Step 2: Think Like a Designer

Move from idea to action using a design thinking model adapted for social change. As described step-by-step in Design Thinking: A Guide to Innovation (DTAGI), the process has six phases: Notice/Reflect, Empathize, Define, Ideate, Prototype, and Test. If you’ve never used design thinking or haven’t used it recently, it’s worthwhile reviewing each phase. The new step, Notice/Reflect, is part of the Design Thinking for Social Impact model (ST4SI), added to support co-design, authenticity, and ethical practice in DTAGI.

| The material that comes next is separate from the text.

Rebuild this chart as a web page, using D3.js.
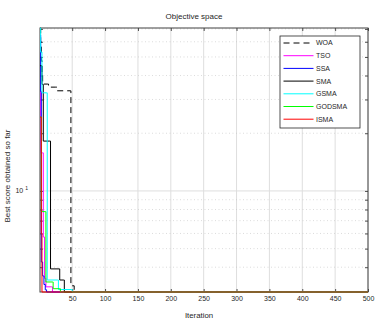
<!DOCTYPE html>
<html>
<head>
<meta charset="utf-8">
<script src="https://cdn.jsdelivr.net/npm/d3@7"></script>
<style>
  body { margin: 0; background: #fff; }
  text { font-family: "Liberation Sans", Arial, sans-serif; fill: #262626; }
</style>
</head>
<body>
<div id="chart"></div>
<script>
// data (iteration, best score so far) - step points
const iterTicks = [50, 100, 150, 200, 250, 300, 350, 400, 450, 500]
const yMajor = [10]
const yMinor = [4, 5, 6, 7, 8, 9, 20, 30, 40, 50, 60, 70]
const yExtent = [2.97, 70.8]

const seriesNames = ['WOA', 'TSO', 'SSA', 'SMA', 'GSMA', 'GODSMA', 'ISMA']
const seriesColors = ['#000000', '#ff00ff', '#0000ff', '#000000', '#00ffff', '#00ff00', '#ff0000']

const woa = [[1, 70.8], [2, 60], [3, 48], [4, 40], [5, 36.1], [12, 36.1], [14, 34.8], [25, 34.8], [27, 33.3], [47, 33.3], [48, 3.3], [50, 3.2], [53, 3.05], [56, 2.97], [500, 2.97]]
const tso = [[1, 33], [2, 15.8], [5, 15.8], [6, 5.75], [8, 3.5], [10, 3.16], [19, 3.16], [20, 2.97], [500, 2.97]]
const ssa = [[1, 65], [2, 33], [3, 4.26], [5, 3.6], [7, 3.25], [9, 3.05], [11, 2.97], [500, 2.97]]
const sma = [[1, 45], [4, 36], [6, 18.2], [16, 18.2], [17, 3.92], [30, 3.92], [31, 3.43], [37, 3.43], [38, 2.97], [500, 2.97]]
const gsma = [[1, 70.8], [2, 53], [4, 32.5], [11, 32.5], [12, 3.43], [28, 3.43], [29, 3.06], [49, 3.06], [50, 2.97], [500, 2.97]]
const godsma = [[1, 24.3], [2, 24.3], [3, 7.8], [9, 7.8], [10, 3.35], [20, 3.35], [21, 3.09], [31, 3.09], [32, 2.97], [500, 2.97]]
const isma = [[1, 24.3], [2, 24.3], [3, 6], [4, 2.97], [500, 2.97]]

const allSeries = [woa, tso, ssa, sma, gsma, godsma, isma]

// set the dimensions and margins of the graph
const margin = { top: 28, right: 19, bottom: 35, left: 40 },
    width = 387 - margin.left - margin.right,
    height = 327 - margin.top - margin.bottom

const svg = d3.select('#chart')
    .append('svg')
    .attr('width', 387)
    .attr('height', 327)

const g = svg.append('g')
    .attr('transform', 'translate(' + margin.left + ',' + margin.top + ')')

const x = d3.scaleLinear().domain([1, 500]).range([0, width])
const y = d3.scaleLog().domain(yExtent).range([height, 0])

// grid
g.selectAll('.vgrid').data(iterTicks).enter().append('line')
    .attr('x1', d => x(d)).attr('x2', d => x(d))
    .attr('y1', 0).attr('y2', height)
    .attr('stroke', '#dedede').attr('stroke-width', 1)
g.selectAll('.hminor').data(yMinor).enter().append('line')
    .attr('x1', 0).attr('x2', width)
    .attr('y1', d => y(d)).attr('y2', d => y(d))
    .attr('stroke', '#c4c4c4').attr('stroke-width', 0.6)
    .attr('stroke-dasharray', '1,2.5')
g.selectAll('.hmajor').data(yMajor).enter().append('line')
    .attr('x1', 0).attr('x2', width)
    .attr('y1', d => y(d)).attr('y2', d => y(d))
    .attr('stroke', '#dedede').attr('stroke-width', 1)

// axes (ticks point inward like matlab)
const xAxis = g.append('g')
    .attr('transform', 'translate(0,' + height + ')')
    .call(d3.axisBottom(x).tickValues(iterTicks).tickSizeInner(-3).tickSizeOuter(0).tickPadding(4))
g.append('g')
    .call(d3.axisTop(x).tickValues(iterTicks).tickSizeInner(-3).tickSizeOuter(0).tickFormat(''))
const yTicks = yMajor.concat(yMinor)
g.append('g')
    .call(d3.axisLeft(y).tickValues(yTicks).tickSizeInner(-3).tickSizeOuter(0).tickFormat(''))
g.append('g')
    .attr('transform', 'translate(' + width + ',0)')
    .call(d3.axisRight(y).tickValues(yTicks).tickSizeInner(-3).tickSizeOuter(0).tickFormat(''))
g.selectAll('.domain').remove()
g.selectAll('.tick line').attr('stroke', '#262626').attr('stroke-width', 0.8)
xAxis.selectAll('text').attr('font-size', 7).attr('font-family', '"Liberation Sans", Arial, sans-serif').attr('fill', '#262626')

// 10^1 label
yMajor.forEach(v => {
    const t = g.append('text')
        .attr('x', -12).attr('y', y(v)).attr('dy', '0.35em')
        .attr('text-anchor', 'end').attr('font-size', 7)
    t.append('tspan').text('10')
    t.append('tspan').attr('dx', 2).attr('dy', -3).attr('font-size', 5).text(Math.round(Math.log10(v)))
})

// box
g.append('rect')
    .attr('x', 0).attr('y', 0).attr('width', width).attr('height', height)
    .attr('fill', 'none').attr('stroke', '#404040').attr('stroke-width', 1)

// the lines
const line = d3.line()
    .x(d => x(d[0]))
    .y(d => y(d[1]))
    .curve(d3.curveStepAfter)

allSeries.forEach((s, i) => {
    g.append('path')
        .datum(s)
        .attr('fill', 'none')
        .attr('stroke', seriesColors[i])
        .attr('stroke-width', 1)
        .attr('stroke-dasharray', i === 0 ? '6,4' : null)
        .attr('d', line)
})

// title and labels
svg.append('text').attr('x', 194).attr('y', 18.5)
    .attr('text-anchor', 'middle').attr('font-size', 8).text('Objective space')
svg.append('text').attr('x', 199).attr('y', 318)
    .attr('text-anchor', 'middle').attr('font-size', 7.8).text('Iteration')
svg.append('text')
    .attr('transform', 'translate(10,176) rotate(-90)')
    .attr('text-anchor', 'middle').attr('font-size', 8).text('Best score obtained so far')

// legend
const leg = svg.append('g').attr('transform', 'translate(280,36)')
leg.append('rect').attr('width', 80).attr('height', 92)
    .attr('fill', '#fff').attr('stroke', '#262626').attr('stroke-width', 0.8)
seriesNames.forEach((name, i) => {
    const ly = 7 + i * 12.7
    leg.append('line')
        .attr('x1', 3.5).attr('x2', 33.5).attr('y1', ly).attr('y2', ly)
        .attr('stroke', seriesColors[i]).attr('stroke-width', 1)
        .attr('stroke-dasharray', i === 0 ? '6,4' : null)
    leg.append('text').attr('x', 36).attr('y', ly).attr('dy', '0.35em')
        .attr('font-size', 7).text(name)
})
</script>
</body>
</html>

You’ll spend most of your time in the first two phases, bouncing between personal reflection and deep community research, between the Notice/Reflect phase and the Empathy phase. Having brilliant ideas in isolation is ultimately unworkable. Taking the time to understand the actual problems of real people creates meaningful change.

Step 3: Notice/Reflect: Two Lenses to Help You Find Your Role

As you start designing your organization, think about your motivations and intentions. Ask yourself these essential questions:

Personal check: Are you seeing yourself as a partner or a rescuer? There’s a vast difference. Partners listen, learn, and work alongside their partners in the community. Rescuers assume they know best. People don’t want saviors.

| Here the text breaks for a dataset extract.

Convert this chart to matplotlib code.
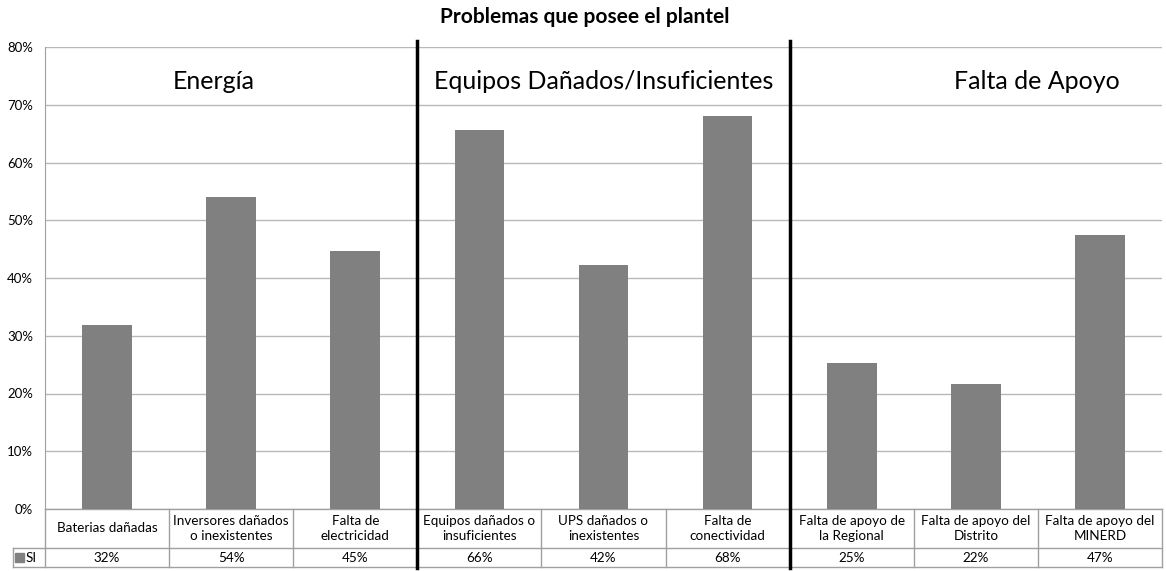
import numpy as np
import matplotlib
matplotlib.use('Agg')
import matplotlib.pyplot as plt
from matplotlib.transforms import blended_transform_factory
from matplotlib.patches import Rectangle

plt.rcParams['font.family'] = ['Lato', 'DejaVu Sans']

categories = ['Baterias dañadas', 'Inversores dañados\no inexistentes', 'Falta de\nelectricidad',
              'Equipos dañados o\ninsuficientes', 'UPS dañados o\ninexistentes', 'Falta de\nconectividad',
              'Falta de apoyo de\nla Regional', 'Falta de apoyo del\nDistrito', 'Falta de apoyo del\nMINERD']
values = [31.8, 54.1, 44.6, 65.6, 42.2, 68.1, 25.3, 21.6, 47.4]
table_labels = ['32%', '54%', '45%', '66%', '42%', '68%', '25%', '22%', '47%']
groups = ['Energía', 'Equipos Dañados/Insuficientes', 'Falta de Apoyo']
series_name = 'SI'

W, H = 1166, 571
fig = plt.figure(figsize=(W / 100, H / 100), dpi=100)
ax = fig.add_axes([45 / W, 1 - 509 / H, 1117 / W, 462 / H])

x = np.arange(len(values))
ax.bar(x, values, width=0.4, color='#808080', zorder=3)
ax.set_xlim(-0.5, len(values) - 0.5)
ax.set_ylim(0, 80)
ax.set_yticks(np.arange(0, 81, 10))
ax.set_yticklabels(['%d%%' % v for v in range(0, 81, 10)], fontsize=9.5)
ax.tick_params(axis='y', length=0, pad=8.5)
ax.set_xticks([])
ax.grid(axis='y', color='#b8b8b8', linewidth=1, zorder=0)
for s in ['top', 'right', 'bottom']:
    ax.spines[s].set_visible(False)
ax.spines['left'].set_color('#a0a0a0')

fig.text(585 / W, 1 - 17 / H, 'Problemas que posee el plantel', ha='center', va='center',
         fontsize=15, fontweight='bold')

# group headings
group_x = [0.86, 4.0, 7.49]
for gx, g in zip(group_x, groups):
    ax.text(gx, 74, g, ha='center', va='center', fontsize=18)

# data table below the axes
tr = blended_transform_factory(ax.transData, fig.transFigure)
y0 = 1 - 509 / H
y1 = 1 - 548 / H
y2 = 1 - 567 / H
xl = -0.5 - 32 / 124.1
xr = len(values) - 0.5
lc = '#a0a0a0'
ax.plot([-0.5, xr], [y0, y0], color=lc, lw=1, transform=tr, clip_on=False)
ax.plot([xl, xr], [y1, y1], color=lc, lw=1, transform=tr, clip_on=False)
ax.plot([xl, xr], [y2, y2], color=lc, lw=1, transform=tr, clip_on=False)
ax.plot([xl, xl], [y1, y2], color=lc, lw=1, transform=tr, clip_on=False)
for i in range(len(values) + 1):
    ax.plot([i - 0.5, i - 0.5], [y0, y2], color=lc, lw=1, transform=tr, clip_on=False)
for i, (c, t) in enumerate(zip(categories, table_labels)):
    ax.text(i, (y0 + y1) / 2, c, ha='center', va='center', fontsize=9.7,
            linespacing=1.35, transform=tr)
    ax.text(i, (y1 + y2) / 2, t, ha='center', va='center', fontsize=9.7, transform=tr)

# legend key in table
kx = -0.5 - 30 / 124.1
ax.add_patch(Rectangle((kx, 1 - 562 / H), 9 / 124.1, 9 / H, color='#808080',
                       transform=tr, clip_on=False))
ax.text(kx + 11 / 124.1, (y1 + y2) / 2, series_name, ha='left', va='center', fontsize=9.7,
        transform=tr)

# group separators
for sx in [2.5, 5.5]:
    ax.plot([sx, sx], [1 - 41 / H, 1 - 568 / H], color='black', lw=2.5,
            transform=tr, clip_on=False, zorder=5)

fig.savefig('out.png', dpi=100)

Community standing: Do people in this community actually know you? Do they trust you? If you’re an outsider (which is often the case), how will you earn that trust? How do you demonstrate commitment and sincere intentions? Degrees and credentials won’t count for much until people see you as a credible partner. Teddy Roosevelt once said, “They don’t care how much you know, until they know how much you care.”

Step 4: Zoom In

Global problems are overwhelming. Local problems are solvable. Instead of trying to end world hunger, focus on food access in your city or town. Instead of solving the education crisis, look at after-school programs in your neighborhood.

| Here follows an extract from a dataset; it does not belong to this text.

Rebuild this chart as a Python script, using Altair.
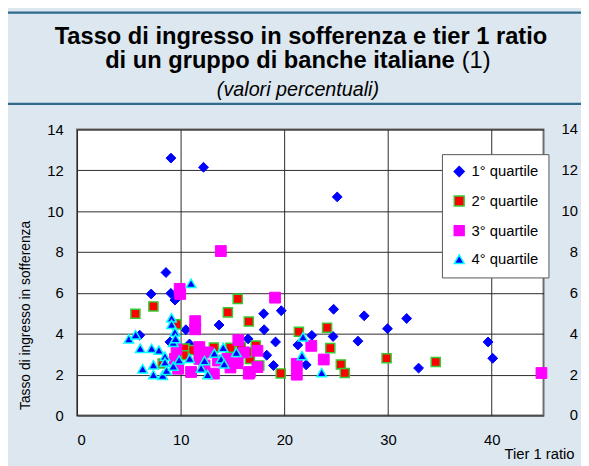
import altair as alt
import pandas as pd

FONT = "Liberation Sans"

labels = ["1° quartile", "2° quartile", "3° quartile", "4° quartile"]

# 1° quartile (blue diamonds)
q1_x = [9.06, 12.2, 25.1, 8.58, 7.15, 9.05, 9.45, 6.05, 10.5, 8.96, 10.85, 13.7, 18.0, 19.7,
        18.05, 16.5, 19.15, 18.3, 18.95, 22.1, 21.3, 22.65, 24.75, 27.7, 31.8, 29.95, 24.7,
        27.1, 39.65, 40.1, 32.95]
q1_y = [12.6, 12.15, 10.7, 7.0, 5.95, 5.98, 5.65, 3.93, 4.2, 3.6, 3.5, 4.43, 4.98, 5.13,
        4.2, 3.75, 3.6, 2.95, 2.45, 2.48, 3.45, 3.92, 5.2, 4.88, 4.75, 4.25, 3.87,
        3.64, 3.6, 2.8, 2.32]

# 2° quartile (red squares)
q2_x = [5.63, 7.37, 15.5, 14.55, 16.57, 21.4, 17.24, 16.67, 17.58, 19.65, 9.62, 10.4, 10.3,
        8.26, 13.2, 14.8, 16.4, 24.12, 24.43, 25.45, 25.83, 29.86, 34.6, 9.66, 11.2, 15.8]
q2_y = [4.98, 5.34, 5.71, 5.05, 4.6, 4.1, 3.43, 2.77, 2.45, 2.06, 4.46, 3.28, 2.95,
        2.55, 3.33, 3.32, 3.09, 4.3, 3.3, 2.5, 2.08, 2.8, 2.62, 2.69, 3.2, 3.35]

# 3° quartile (magenta squares)
q3_x = [13.87, 9.9, 9.95, 19.1, 11.4, 11.4, 15.56, 9.6, 11.8, 12.6, 9.75, 11.0, 12.3, 13.2,
        13.6, 14.5, 15.5, 16.67, 17.4, 17.4, 16.1, 21.2, 21.2, 22.6, 23.8, 44.8, 9.44, 11.8,
        16.57, 12.0, 14.8]
q3_y = [8.05, 6.2, 5.95, 5.77, 4.62, 4.22, 3.69, 3.25, 3.35, 3.09, 2.29, 2.13, 2.45, 2.05,
        2.69, 2.77, 2.56, 2.13, 2.37, 3.17, 3.09, 2.53, 2.0, 3.41, 2.74, 2.08, 2.77, 2.77,
        2.05, 3.0, 2.35]

# 4° quartile (blue triangles)
q4_x = [11.0, 9.12, 9.12, 9.44, 9.29, 5.0, 5.65, 6.1, 7.2, 7.9, 8.48, 8.48, 6.33, 7.37,
        7.37, 8.26, 8.64, 9.29, 9.85, 10.87, 11.97, 12.3, 12.6, 13.25, 14.1, 13.9, 14.2,
        15.37, 21.8, 21.7, 23.6, 9.5]
q4_y = [6.47, 4.78, 4.46, 4.09, 3.58, 3.75, 3.95, 3.29, 3.29, 3.2, 2.9, 2.61, 2.29, 2.48,
        2.0, 1.97, 2.21, 2.42, 2.72, 2.8, 2.32, 2.69, 2.0, 3.05, 3.33, 2.77, 2.53,
        3.09, 3.85, 2.93, 2.1, 3.77]

x_ticks = [0, 10, 20, 30, 40]
y_ticks = [0, 2, 4, 6, 8, 10, 12, 14]

title1 = "Tasso di ingresso in sofferenza e tier 1 ratio"
title2a = "di un gruppo di banche italiane"
title2b = "(1)"
subtitle = "(valori percentuali)"
y_title = "Tasso di ingresso in sofferenza"
x_title = "Tier 1 ratio"

rows = []
for lab, xs, ys in zip(labels, [q1_x, q2_x, q3_x, q4_x], [q1_y, q2_y, q3_y, q4_y]):
    for xv, yv in zip(xs, ys):
        rows.append({"tier1": xv, "tasso": yv, "gruppo": lab})
df = pd.DataFrame(rows)

fills = ["#0000ff", "#ff0000", "#ff00ff", "#0000ff"]
strokes = ["#0000ff", "#33cc33", "#ff00ff", "#00ffff"]
shapes = ["diamond", "square", "square", "triangle-up"]
sizes = [100, 85, 120, 95]
swidths = [1, 1.5, 1, 1.5]

x_scale = alt.Scale(domain=[0, 45], nice=False, zero=False)
y_scale = alt.Scale(domain=[0, 14], nice=False)
fill_enc = alt.Fill("gruppo:N", scale=alt.Scale(domain=labels, range=fills), legend=alt.Legend(title=None))
stroke_enc = alt.Stroke("gruppo:N", scale=alt.Scale(domain=labels, range=strokes), legend=alt.Legend(title=None))
shape_enc = alt.Shape("gruppo:N", scale=alt.Scale(domain=labels, range=shapes), legend=alt.Legend(title=None))

x_axis = alt.Axis(values=x_ticks, title=x_title, grid=True, gridColor="#2a2a2a", gridWidth=1,
                  domain=False, ticks=False, labelFontSize=15, labelPadding=17, labelColor="black",
                  labelFont=FONT, titleFont=FONT, titleFontSize=15, titleFontWeight="normal",
                  titleColor="black", titleX=504, titleY=44, titleAlign="right",
                  titleBaseline="alphabetic", titleAnchor="end")
y_axis = alt.Axis(values=y_ticks, title=y_title, grid=True, gridColor="#2a2a2a", gridWidth=1,
                  domain=False, ticks=False, labelFontSize=15, labelPadding=14, labelColor="black",
                  labelFont=FONT, titleFont=FONT, titleFontSize=14, titleFontWeight="normal",
                  titleColor="black", titleAngle=270, titleX=-48, titleY=188, titleAlign="center",
                  titleBaseline="alphabetic", titleAnchor="middle")

X = alt.X("tier1:Q", scale=x_scale, axis=x_axis)
Y = alt.Y("tasso:Q", scale=y_scale, axis=y_axis)

layers = []
for i, lab in enumerate(labels):
    layers.append(
        alt.Chart(df).transform_filter(alt.datum.gruppo == lab)
        .mark_point(filled=True, opacity=1, size=sizes[i], strokeWidth=swidths[i])
        .encode(x=X, y=Y, fill=fill_enc, stroke=stroke_enc, shape=shape_enc)
    )

# right-side mirror of the y tick labels
right_labels = alt.Chart(pd.DataFrame({"tasso": y_ticks})).mark_text(
    align="right", baseline="middle", font=FONT, fontSize=15, color="black"
).encode(x=alt.value(508), y=Y, text=alt.Text("tasso:Q"))


def text_layer(txt, x, y, size, weight="normal", style="normal", align="center"):
    return alt.Chart(pd.DataFrame({"t": [txt]})).mark_text(
        font=FONT, fontSize=size, fontWeight=weight, fontStyle=style, align=align,
        baseline="alphabetic", color="black"
    ).encode(x=alt.value(x), y=alt.value(y), text="t:N")


def hline(y):
    return alt.Chart(pd.DataFrame({"k": [0]})).mark_rule(color="#2f6a8c", strokeWidth=2.5).encode(
        x=alt.value(-70), x2=alt.value(511), y=alt.value(y))


decor = [
    hline(-118.5),
    hline(-26),
    text_layer(title1, 227, -87, 24, weight="bold"),
    text_layer(title2a, 383, -62, 24, weight="bold", align="right"),
    text_layer(title2b, 390, -62, 24, align="left"),
    text_layer(subtitle, 224, -34, 20, style="italic"),
]

chart = alt.layer(*decor, *layers, right_labels).properties(
    width=473, height=290,
    padding={"left": 70, "top": 120, "right": 38, "bottom": 48},
    autosize=alt.AutoSizeParams(type="none"),
    background="#dce7f0",
).configure_view(
    fill="white", stroke="#6e6e6e", strokeWidth=2
).configure_legend(
    orient="none", legendX=370, legendY=25, padding=10, fillColor="white", strokeColor="#555555",
    labelFont=FONT, labelFontSize=15, labelColor="black", labelOffset=5, rowPadding=13,
    symbolSize=100, symbolStrokeWidth=1.5, cornerRadius=0
)

chart.save("out.html", embed_options={"renderer": "svg", "actions": False})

Learn how your specific community works. What are the networks, relationships, and informal systems that make things happen? Who are the connectors? What works well already? What has the community tried before?

Step 5: Do Your Homework

Research isn’t just googling. Seasoned investigators use four approaches to learn about a community: reading online or library documents, one-on-one conversations, focused group discussions, and structured, conscious observation, which is often overlooked (ha!) as a method. As Yogi Berra noted, “You can observe a lot just by watching.” Each technique gives you different insights, and using several helps you add to and cross-check your findings.

Keep a Journal. Document everything about your investigation: conversations, insights, contact info, even random observations. This becomes your project playbook and keeps you from repeating others’ mistakes.

Step 6: Start Small, Start Today!

Why not get started now? Don’t wait for perfect conditions. Pick one small action you can do now:

  • Map your sweet spot (or update it) with a specific community in mind
  • Answer three Notice/Reflect questions about your motivations and readiness from above in your Design Journal
  • Contact two people doing this work already to schedule a coffee conversation

Every social enterprise starts with listening to understand deeply, first to yourself, then to the community you hope to serve. Care enough to listen deeply and act thoughtfully. Don’t wait for the perfect idea or the perfect moment. As Woody Allen said, “Ninety percent of life is showing up.” Every successful social enterprise started exactly where you are right now: with someone who paid attention and cared.